There is, however, a time and a place for everything. There are rules at the heart of a liberal democratic polity and academic culture, both explicit and implicit, about what one should do, where and when.

I don’t worry much about dress codes – though there are limits, and they are legitimate subjects for debate. Some people think it’s outrageous that I’ve always turned up to work in jeans; some consider that overt displays of religious belief through clothing are beyond the pale. I’m relaxed about what people wear, but even I don’t think it would be acceptable for someone to attend university wearing nothing but a g-string or sporting a T-shirt emblazoned with the slogan “Put the Musulman to the sword”.

The crucial question is where you draw the line – and it’s in no sense Islamophobic to draw it below the full-face veil (even though I wouldn’t do so myself). Most of my Muslim women friends are hostile to it. And even those who aren’t particularly bothered believe that most young women who adopt it in the UK do so primarily as a provocation, an “up yours” political fashion statement.

I’m not provoked, but I do care a great deal about preserving certain norms of liberal university life and of the liberal public sphere more generally. The most important is that of free debate, which to me means that all speaker meetings held on university premises should allow participation by all members of the university unconstrained except by the laws and university rules that prohibit hate-speech and incitement to violence.

Just as a Conservative Club – if we had one at City – would be required to allow members of a Labour Club – ditto – to make vigorously critical contributions from the floor, so the Islamic Society should be required at its speaker meetings to allow any member of the university – male, female, gay, straight, atheist, Jewish, Shia Muslim, Christian, Hindu, whatever – directly to contradict its speakers, to argue that its vision of Islam is narrow and small-minded, to question its apparent enthusiasm for some of the most extreme jihadists on the circuit.

This requires gender desegregation of ISoc meetings, so that male and female participants are treated equally, and an end to meetings set up as propagandist rallies at which no one critical of the demagogue on stage (or on video link) is allowed to speak.

As for facilities for worship, it is entirely reasonable for the university to provide rooms that are shared by different faith groups and timetabled so that all can use them whenever different religious observance rules apply. No faith group should be given privileged treatment, and the university should do nothing to encourage religious separatism.

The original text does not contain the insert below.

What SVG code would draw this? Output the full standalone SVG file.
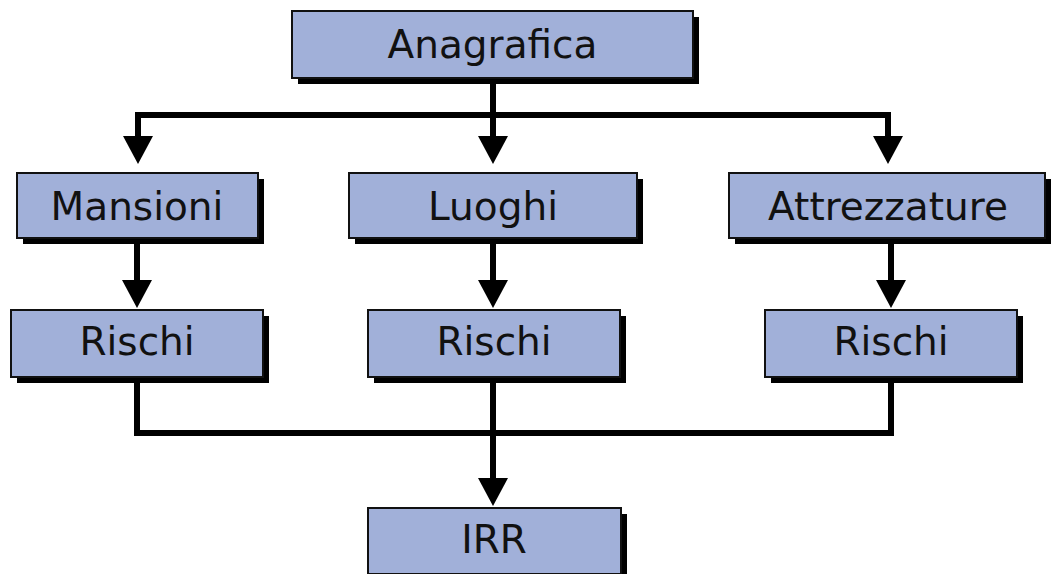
<svg xmlns="http://www.w3.org/2000/svg" width="1054" height="574" viewBox="0 0 1054 574">
<defs>
<style>
.sh{fill:#000}
.bx{fill:#a1b0d9;stroke:#111;stroke-width:2}
.tx{font-family:"DejaVu Sans","Verdana",sans-serif;font-size:39px;fill:#111;text-anchor:middle}
.ln{fill:none;stroke:#000;stroke-width:6;stroke-linejoin:miter;stroke-linecap:butt}
</style>
<marker id="ah" markerUnits="userSpaceOnUse" markerWidth="32" markerHeight="30" refX="16" refY="15" orient="auto" viewBox="0 0 32 30">
<path d="M0,0 L28,15 L0,30 Z" fill="#000"/>
</marker>
</defs>
<rect width="1054" height="574" fill="#fff"/>
<g id="connectors">
<path class="ln" d="M493,78 V115"/>
<path class="ln" d="M135,115 H891"/>
<path class="ln" d="M138,115 V152" marker-end="url(#ah)"/>
<path class="ln" d="M493,115 V152" marker-end="url(#ah)"/>
<path class="ln" d="M888,115 V152" marker-end="url(#ah)"/>
<path class="ln" d="M137,238 V296" marker-end="url(#ah)"/>
<path class="ln" d="M493,238 V296" marker-end="url(#ah)"/>
<path class="ln" d="M891,238 V296" marker-end="url(#ah)"/>
<path class="ln" d="M137,377 V433 H891 V377"/>
<path class="ln" d="M493,377 V494" marker-end="url(#ah)"/>
</g>
<g id="anagrafica">
<rect class="sh" x="298" y="17" width="401" height="67"/>
<rect class="bx" x="292" y="11" width="401" height="67"/>
<text class="tx" x="492.5" y="58">Anagrafica</text>
</g>
<g id="mansioni">
<rect class="sh" x="23" y="179" width="241" height="65"/>
<rect class="bx" x="17" y="173" width="241" height="65"/>
<text class="tx" x="137" y="220">Mansioni</text>
</g>
<g id="luoghi">
<rect class="sh" x="355" y="179" width="288" height="65"/>
<rect class="bx" x="349" y="173" width="288" height="65"/>
<text class="tx" x="493" y="220">Luoghi</text>
</g>
<g id="attrezzature">
<rect class="sh" x="735" y="179" width="316" height="65"/>
<rect class="bx" x="729" y="173" width="316" height="65"/>
<text class="tx" x="888" y="220">Attrezzature</text>
</g>
<g id="rischi1">
<rect class="sh" x="17" y="316" width="252" height="67"/>
<rect class="bx" x="11" y="310" width="252" height="67"/>
<text class="tx" x="137" y="355">Rischi</text>
</g>
<g id="rischi2">
<rect class="sh" x="374" y="316" width="252" height="67"/>
<rect class="bx" x="368" y="310" width="252" height="67"/>
<text class="tx" x="494" y="355">Rischi</text>
</g>
<g id="rischi3">
<rect class="sh" x="771" y="316" width="252" height="67"/>
<rect class="bx" x="765" y="310" width="252" height="67"/>
<text class="tx" x="891" y="355">Rischi</text>
</g>
<g id="irr">
<rect class="sh" x="374" y="514" width="253" height="66"/>
<rect class="bx" x="368" y="508" width="253" height="66"/>
<text class="tx" x="494" y="553">IRR</text>
</g>
</svg>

Finally, there’s the bizarre business of the ISoc claiming that the university somehow conspired to prevent a proper police investigation into the incidents last November outside what was then the Muslim prayer room. According to the ISoc at the time, on two occasions Muslim students were subjected to brutal and unprovoked assaults by local youths after leaving the building. The ISoc said that the assaults, in the second of which four people were reported to have been stabbed, were Islamophobic, and the police said immediately afterwards that they were treating the incidents as racially aggravated crimes. The university promptly provided alternative worship rooms with better security.

Three local youths were arrested – but early this year the police announced that they were not going to prosecute. The reason was simple: they didn’t have sufficient evidence because two of the victims of the alleged assaults and several witnesses had not made statements to them. This had nothing to do with any actions (or inaction) of the university and everything to do with the unwillingness of the alleged victims and other witnesses to co-operate with the police – which in turn had everything to do with the ideology of the ISoc’s leaders. No evidence whatsoever has been produced by anyone that the university or the police behaved in anything but an exemplary manner in investigating the incidents or introducing measures to ensure the safety of students.

No one is discriminating against Muslim students at City University, and the ISoc’s claims to the contrary are a cynical attempt to polarise opinion and recruit the unwary to its leaders’ paranoid separatist current of political Islamism. It is not in any sense “Islamophobic” to say so.